Of course, knowing there are adults around, willing to help out if need be, does take some of the pressure off the rest of the family.

"We are lucky to have families willing to help out everybody else,” said Kelly. “The Witts and the Earley girls from Spring Valley have all helped to make us feel more comfortable there.”

Each of the kids does a very good job with helping out. The older ones help out with the animals and the youngest ones play with the animals, taming them down to get used to a lot of people.

But Kelly and her husband are not the only ones noticing how much 4-H has shaped their kids' lives. The kids do too.

"Being in 4-H helps me get to know people and learn leadership. It helped get me started in agriculture," said Kayla, who hopes to have a future in agriculture when she grows up.

Kelsey has also been affected by 4-H in a positive way. She wants to become a large animal veterinarian when she grows up.

"4-H gets me involved in more things and I am more active in a lot of activities than other people who are not in 4-H," Kelsey noted.

"4-H helps me get to do stuff with the animals on the farm," Krissie commented.

Much of what they are entering into the fair this year is either something they already enjoyed or have been introduced to.

"I entered photography because when I see something cool, I want to take it.
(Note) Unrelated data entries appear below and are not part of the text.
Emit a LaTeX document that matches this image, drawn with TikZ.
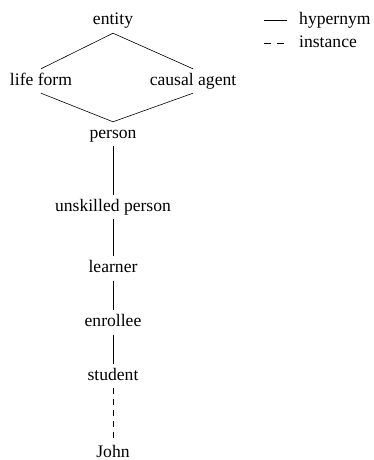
\documentclass[tikz,border=0pt]{standalone}
\usepackage{fontspec}
\setmainfont{Liberation Serif}
\begin{document}
\begin{tikzpicture}[x=1pt,y=-1pt,
  every node/.style={font=\fontsize{17.6}{20}\selectfont},
  term/.style={anchor=base,inner sep=4pt,text height=12pt,text depth=4pt},
  rel/.style={line width=0.6pt},
  inst/.style={line width=0.6pt,dash pattern=on 6pt off 5pt},
  legtext/.style={anchor=base west,inner sep=0pt}]
\useasboundingbox (0,0) rectangle (373,460);

% taxonomy terms
\node[term] (entity) at (113,25) {entity};
\node[term] (lifeform) at (41,85) {life form};
\node[term] (causal) at (193,85) {causal agent};
\node[term] (person) at (113,138) {person};
\node[term] (unskilled) at (113,211) {unskilled person};
\node[term] (learner) at (113,272.5) {learner};
\node[term] (enrollee) at (113,326.5) {enrollee};
\node[term] (student) at (113,380) {student};
\node[term] (john) at (113,457) {John};

% hypernym links
\draw[rel] (entity.south) -- (lifeform.north);
\draw[rel] (entity.south) -- (causal.north);
\draw[rel] (lifeform.south) -- (person.north);
\draw[rel] (causal.south) -- (person.north);
\draw[rel] (person) -- (unskilled);
\draw[rel] (unskilled) -- (learner);
\draw[rel] (learner) -- (enrollee);
\draw[rel] (enrollee) -- (student);
% instance link
\draw[inst] (student) -- (john);

% legend
\node[legtext] (hyp) at (299,25) {hypernym};
\node[legtext] (ins) at (299,48) {instance};
\coordinate (hypA) at (264,20);
\coordinate (hypB) at (287,20);
\coordinate (insA) at (264,43);
\coordinate (insB) at (287,43);
\draw[rel] (hypA) -- (hypB);
\draw[line width=0.6pt,dash pattern=on 7pt off 6pt] (insA) -- (insB);
\end{tikzpicture}
\end{document}
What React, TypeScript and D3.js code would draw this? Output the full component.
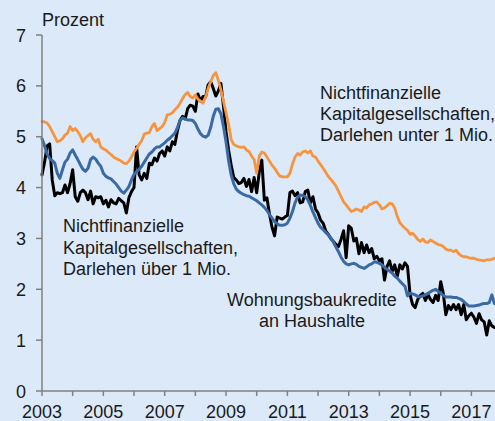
import React from "react";
import * as d3 from "d3";

const START_YEAR = 2003;
const Y_TICKS = [0, 1, 2, 3, 4, 5, 6, 7];
const X_TICK_YEARS = d3.range(2003, 2018);
const X_LABEL_YEARS = [2003, 2005, 2007, 2009, 2011, 2013, 2015, 2017];

// Monthly values from Jan 2003
const nfcUnder1Mio = [
  5.30,5.29,5.27,5.20,5.10,5.00,4.90,4.92,4.96,5.03,5.07,5.20,
  5.12,5.16,5.10,5.02,4.90,4.98,5.02,5.06,4.95,4.90,4.95,4.80,
  4.76,4.74,4.69,4.65,4.60,4.57,4.55,4.52,4.48,4.47,4.52,4.60,
  4.70,4.77,4.85,4.92,5.05,5.07,5.08,5.20,5.26,5.12,5.16,5.20,
  5.28,5.43,5.44,5.47,5.53,5.58,5.66,5.75,5.83,5.87,5.79,5.76,
  5.82,5.74,5.70,5.66,5.78,5.95,6.08,6.20,6.26,6.11,5.92,5.70,
  5.47,5.25,4.95,4.85,4.82,4.80,4.79,4.80,4.74,4.71,4.62,4.55,
  4.28,4.62,4.70,4.68,4.60,4.52,4.44,4.38,4.30,4.23,4.21,4.21,
  4.21,4.28,4.46,4.60,4.67,4.64,4.70,4.72,4.68,4.72,4.62,4.60,
  4.52,4.45,4.38,4.30,4.22,4.16,4.10,4.03,3.93,3.82,3.72,3.66,
  3.59,3.53,3.55,3.58,3.56,3.53,3.62,3.60,3.66,3.68,3.71,3.72,
  3.66,3.58,3.60,3.64,3.69,3.68,3.60,3.43,3.31,3.25,3.20,3.16,
  3.08,3.10,3.05,2.98,2.94,2.99,2.93,2.92,2.97,2.94,2.91,2.88,
  2.87,2.84,2.79,2.77,2.77,2.74,2.77,2.70,2.66,2.64,2.64,2.62,
  2.61,2.61,2.59,2.58,2.57,2.56,2.58,2.58,2.59,2.61,
];

const housingLoans = [
  4.96,4.82,4.66,4.57,4.53,4.48,4.28,4.18,4.35,4.50,4.56,4.68,
  4.74,4.64,4.55,4.45,4.36,4.32,4.38,4.55,4.60,4.56,4.48,4.42,
  4.28,4.22,4.19,4.17,4.12,4.07,4.00,3.93,3.89,3.95,4.02,4.15,
  4.26,4.31,4.36,4.42,4.50,4.58,4.66,4.70,4.76,4.80,4.80,4.84,
  4.88,4.93,4.97,5.02,5.07,5.18,5.32,5.37,5.35,5.33,5.33,5.32,
  5.26,5.15,5.06,5.01,4.99,5.03,5.18,5.40,5.54,5.55,5.45,5.20,
  4.90,4.53,4.25,4.08,3.97,3.92,3.89,3.86,3.84,3.83,3.80,3.77,
  3.74,3.70,3.66,3.61,3.55,3.47,3.40,3.33,3.29,3.26,3.26,3.27,
  3.30,3.40,3.53,3.70,3.81,3.85,3.85,3.82,3.76,3.65,3.52,3.41,
  3.30,3.22,3.17,3.12,3.07,3.01,2.93,2.83,2.74,2.63,2.55,2.50,
  2.48,2.50,2.51,2.49,2.45,2.43,2.41,2.44,2.48,2.50,2.54,2.53,
  2.51,2.48,2.43,2.39,2.36,2.32,2.26,2.22,2.16,2.11,2.06,1.87,
  1.92,1.91,1.89,1.86,1.85,1.87,1.89,1.92,1.95,1.98,2.00,1.96,
  1.92,1.88,1.85,1.85,1.85,1.84,1.84,1.82,1.80,1.76,1.71,1.67,
  1.67,1.67,1.68,1.69,1.71,1.72,1.72,1.74,1.89,1.72,
];

const nfcOver1Mio = [
  4.25,4.50,4.82,4.86,4.15,3.84,3.90,3.88,3.90,4.05,3.90,4.08,
  4.35,3.82,3.73,3.90,3.95,3.90,3.76,3.93,3.68,3.82,3.80,3.82,
  3.68,3.75,3.62,3.76,3.70,3.68,3.79,3.74,3.70,3.50,3.80,3.92,
  4.00,4.80,4.25,4.15,4.28,4.18,4.48,4.45,4.58,4.52,4.67,4.72,
  4.62,4.80,4.72,4.90,4.85,5.12,5.32,5.40,5.35,5.55,5.62,5.60,
  5.50,5.84,5.70,5.79,5.78,6.02,6.08,5.95,5.80,5.90,6.05,5.60,
  5.10,4.74,4.45,4.20,4.15,4.08,4.10,4.18,4.02,4.16,3.92,4.20,
  3.90,4.30,4.54,3.75,3.80,3.48,3.22,3.05,3.42,3.40,3.38,3.42,
  3.45,3.90,3.93,3.84,3.90,3.70,3.72,3.92,3.95,3.70,3.82,3.58,
  3.50,3.36,3.30,3.15,3.08,3.00,2.94,2.88,2.84,2.98,3.15,2.62,
  3.25,3.20,2.95,3.00,2.70,2.92,2.72,2.87,2.72,2.80,2.60,2.65,
  2.56,2.60,2.18,2.45,2.56,2.35,2.48,2.26,2.48,2.40,2.52,2.45,
  1.90,1.70,1.64,1.80,1.88,1.92,1.78,1.90,1.80,1.74,1.88,1.78,
  2.15,1.92,1.50,1.68,1.60,1.70,1.60,1.70,1.50,1.70,1.40,1.48,
  1.53,1.45,1.33,1.52,1.40,1.36,1.10,1.38,1.28,1.25,
];

const W = 495;
const H = 421;
const BG = "#dce9f8";
const AXIS = "#808080";
const TEXT = "#1a1a1a";
const FONT = "'Liberation Sans', Arial, sans-serif";

export default function App() {
  const x = d3.scaleLinear().domain([2003, 2017.75]).range([42, 494.4]);
  const y = d3.scaleLinear().domain([0, 7]).range([391, 35]);

  const line = d3
    .line<number>()
    .x((_, i) => x(START_YEAR + i / 12))
    .y((d) => y(d));

  const series = [
    { data: nfcOver1Mio, color: "#000000", width: 3 },
    { data: housingLoans, color: "#3a6aa3", width: 3 },
    { data: nfcUnder1Mio, color: "#f7953f", width: 2.8 },
  ];

  return (
    <div style={{ position: "absolute", left: 0, top: 0, width: W, height: H }}>
      <svg width={W} height={H} style={{ display: "block" }} fontFamily={FONT}>
        <rect x={0} y={0} width={W} height={H} fill={BG} />
        {series.map((s, k) => (
          <path
            key={k}
            d={line(s.data) || ""}
            fill="none"
            stroke={s.color}
            strokeWidth={s.width}
            strokeLinejoin="round"
            strokeLinecap="round"
          />
        ))}
        {/* axes */}
        <line x1={42} x2={42} y1={y(7)} y2={y(0)} stroke={AXIS} strokeWidth={1.5} />
        <line x1={42} x2={W} y1={y(0)} y2={y(0)} stroke={AXIS} strokeWidth={1.5} />
        {Y_TICKS.map((t) => (
          <g key={t}>
            <line x1={36} x2={42} y1={y(t)} y2={y(t)} stroke={AXIS} strokeWidth={1.5} />
            <text x={26} y={y(t) + 6.5} textAnchor="end" fontSize={18} fill={TEXT}>
              {t}
            </text>
          </g>
        ))}
        {X_TICK_YEARS.map((yr) => (
          <line key={yr} x1={x(yr)} x2={x(yr)} y1={y(0)} y2={y(0) + 5} stroke={AXIS} strokeWidth={1.5} />
        ))}
        {X_LABEL_YEARS.map((yr) => (
          <text key={yr} x={x(yr)} y={417.5} textAnchor="middle" fontSize={18} fill={TEXT}>
            {yr}
          </text>
        ))}
        <text x={42} y={26} fontSize={18} fill={TEXT}>Prozent</text>
        <text fontSize={18} fill={TEXT}>
          <tspan x={320} y={99}>Nichtfinanzielle</tspan>
          <tspan x={320} y={120}>Kapitalgesellschaften,</tspan>
          <tspan x={320} y={141}>Darlehen unter 1 Mio.</tspan>
        </text>
        <text fontSize={18} fill={TEXT}>
          <tspan x={63} y={232}>Nichtfinanzielle</tspan>
          <tspan x={63} y={254}>Kapitalgesellschaften,</tspan>
          <tspan x={63} y={275}>Darlehen über 1 Mio.</tspan>
        </text>
        <text fontSize={18} fill={TEXT} textAnchor="middle">
          <tspan x={312} y={306}>Wohnungsbaukredite</tspan>
          <tspan x={312} y={327}>an Haushalte</tspan>
        </text>
      </svg>
    </div>
  );
}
And since I did dairy judging in FFA, I thought it would be good to enter in dairy as well," Kayla related.

After she was introduced to showing a dairy calf, Kelsey decided she wanted to become more involved in that competition as well. But what is really new is entering a beef calf into competition, especially since they usually do dairy.

"I got a beef calf of my uncle's last November. My cousin wanted me to show it and I thought it would be cool to get into beef too," she added.
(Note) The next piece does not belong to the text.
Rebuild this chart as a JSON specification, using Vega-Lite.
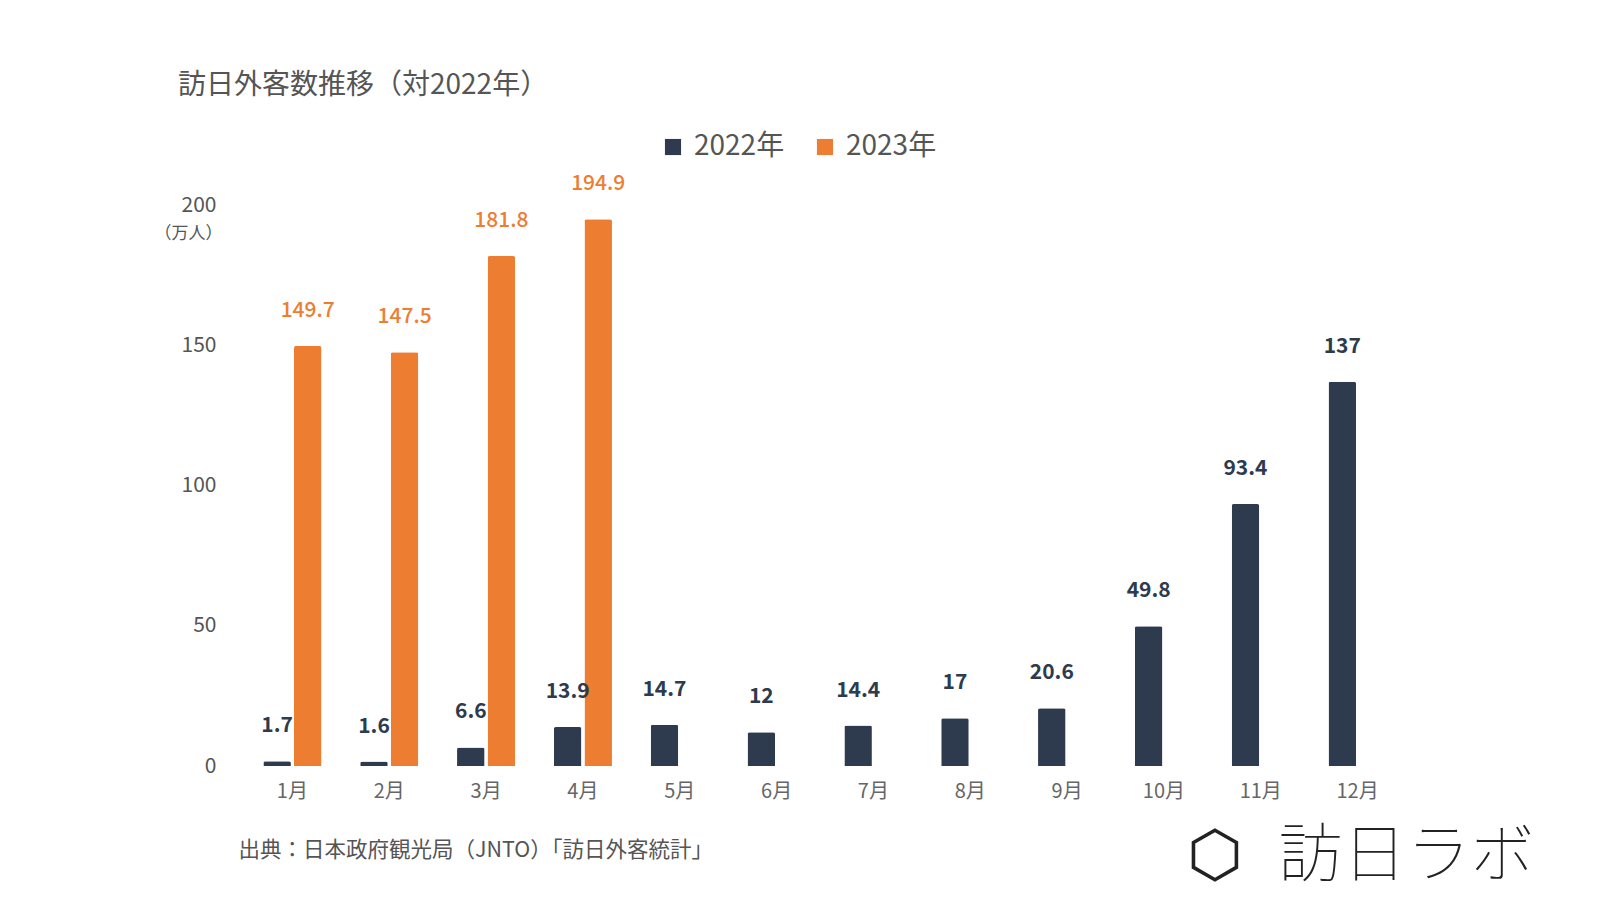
{
  "$schema": "https://vega.github.io/schema/vega-lite/v6.json",
  "autosize": {"type": "none"},
  "width": 1162,
  "height": 561,
  "padding": {"left": 244, "top": 205, "right": 194, "bottom": 134},
  "background": "#ffffff",
  "config": {
    "font": "Noto Sans CJK JP",
    "view": {"stroke": null}
  },
  "title": {
    "text": "訪日外客数推移（対2022年）",
    "anchor": "start",
    "frame": "group",
    "dx": -66,
    "fontSize": 28,
    "fontWeight": "normal",
    "color": "#555555",
    "offset": 33
  },
  "data": {
    "values": [
      {"month": "1月", "year": "2022年", "value": 1.7},
      {"month": "2月", "year": "2022年", "value": 1.6},
      {"month": "3月", "year": "2022年", "value": 6.6},
      {"month": "4月", "year": "2022年", "value": 13.9},
      {"month": "5月", "year": "2022年", "value": 14.7},
      {"month": "6月", "year": "2022年", "value": 12},
      {"month": "7月", "year": "2022年", "value": 14.4},
      {"month": "8月", "year": "2022年", "value": 17},
      {"month": "9月", "year": "2022年", "value": 20.6},
      {"month": "10月", "year": "2022年", "value": 49.8},
      {"month": "11月", "year": "2022年", "value": 93.4},
      {"month": "12月", "year": "2022年", "value": 137},
      {"month": "1月", "year": "2023年", "value": 149.7},
      {"month": "2月", "year": "2023年", "value": 147.5},
      {"month": "3月", "year": "2023年", "value": 181.8},
      {"month": "4月", "year": "2023年", "value": 194.9}
    ]
  },
  "encoding": {
    "x": {
      "field": "month",
      "type": "nominal",
      "sort": ["1月","2月","3月","4月","5月","6月","7月","8月","9月","10月","11月","12月"],
      "scale": {"paddingInner": 0.4, "paddingOuter": 0.2},
      "axis": {
        "title": "出典：日本政府観光局（JNTO）「訪日外客統計」",
        "titleX": -6,
        "titleY": 84,
        "titleAlign": "left",
        "titleBaseline": "middle",
        "titleFontSize": 21.5,
        "titleFontWeight": "normal",
        "titleColor": "#555555",
        "labelAngle": 0,
        "labelFontSize": 20,
        "labelColor": "#666666",
        "labelPadding": 15,
        "ticks": false,
        "domain": false,
        "grid": false
      }
    },
    "xOffset": {
      "field": "year",
      "type": "nominal",
      "sort": ["2022年", "2023年"],
      "scale": {"paddingInner": 0.1, "paddingOuter": 0}
    },
    "y": {
      "field": "value",
      "type": "quantitative",
      "scale": {"domain": [0, 200], "nice": false},
      "axis": null
    }
  },
  "layer": [
    {
      "mark": {"type": "bar", "cornerRadiusEnd": 2},
      "encoding": {
        "y": {
          "field": "value",
          "type": "quantitative",
          "scale": {"domain": [0, 200], "nice": false},
          "axis": {
            "values": [0, 50, 100, 150, 200],
            "title": "（万人）",
            "titleAngle": 0,
            "titleX": -56,
            "titleY": 28,
            "titleAlign": "center",
            "titleBaseline": "middle",
            "titleFontSize": 17,
            "titleFontWeight": "normal",
            "titleColor": "#555555",
            "labelFontSize": 21,
            "labelColor": "#555555",
            "labelPadding": 28,
            "ticks": false,
            "domain": false,
            "grid": false
          }
        },
        "color": {
          "field": "year",
          "type": "nominal",
          "scale": {"domain": ["2022年", "2023年"], "range": ["#2e3b4e", "#ed7d31"]},
          "legend": {
            "title": null,
            "orient": "none",
            "direction": "horizontal",
            "legendX": 415,
            "legendY": -72,
            "symbolType": "square",
            "symbolSize": 260,
            "symbolStrokeWidth": 0,
            "labelFontSize": 28,
            "labelColor": "#555555",
            "labelOffset": 7,
            "columnPadding": 26
          }
        }
      }
    },
    {
      "transform": [{"filter": "datum.year == '2022年'"}],
      "mark": {"type": "text", "baseline": "alphabetic", "dy": -29, "fontSize": 21, "fontWeight": "bold", "color": "#2e3b4e"},
      "encoding": {
        "text": {"field": "value", "type": "nominal"}
      }
    },
    {
      "transform": [{"filter": "datum.year == '2023年'"}],
      "mark": {"type": "text", "baseline": "alphabetic", "dy": -29, "fontSize": 21, "fontWeight": 500, "color": "#ed7d31"},
      "encoding": {
        "text": {"field": "value", "type": "nominal"},
        "y": {
          "field": "value",
          "type": "quantitative",
          "scale": {"domain": [0, 200], "nice": false},
          "axis": {
            "orient": "right",
            "title": "⬡\u2002\u200a訪日ラボ",
            "titleAngle": 0,
            "titleX": -220,
            "titleY": 651,
            "titleAlign": "left",
            "titleBaseline": "middle",
            "titleFontSize": 64,
            "titleFontWeight": 100,
            "titleColor": "#222222",
            "labels": false,
            "ticks": false,
            "domain": false,
            "grid": false
          }
        }
      }
    }
  ],
  "resolve": {"scale": {"y": "independent"}}
}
Other reasons are from simple observation and liking what was seen. Krissie took this approach in her steps of getting more involved in entering animals at the fair.

"I liked working with rabbits in Cloverbuds so I started doing them in the fair. And when Kelsey started entering the dairy heifer, I thought it was cool, so I started too," she said.

The Cloverbud Klaudia is interested in pigs. She received two pigs and thought they were really fun. She has taught them tricks and is looking forward to next year already when she will be able to enter animals on her own.

Those who go to the fair next week will have a bunch of interesting exhibits and shows to see from families like the Biels.

The Fillmore County Fair promises to be a lot of fun during those five days from July 22 to July 26. Make sure to stop and listen and enjoy the animal noises.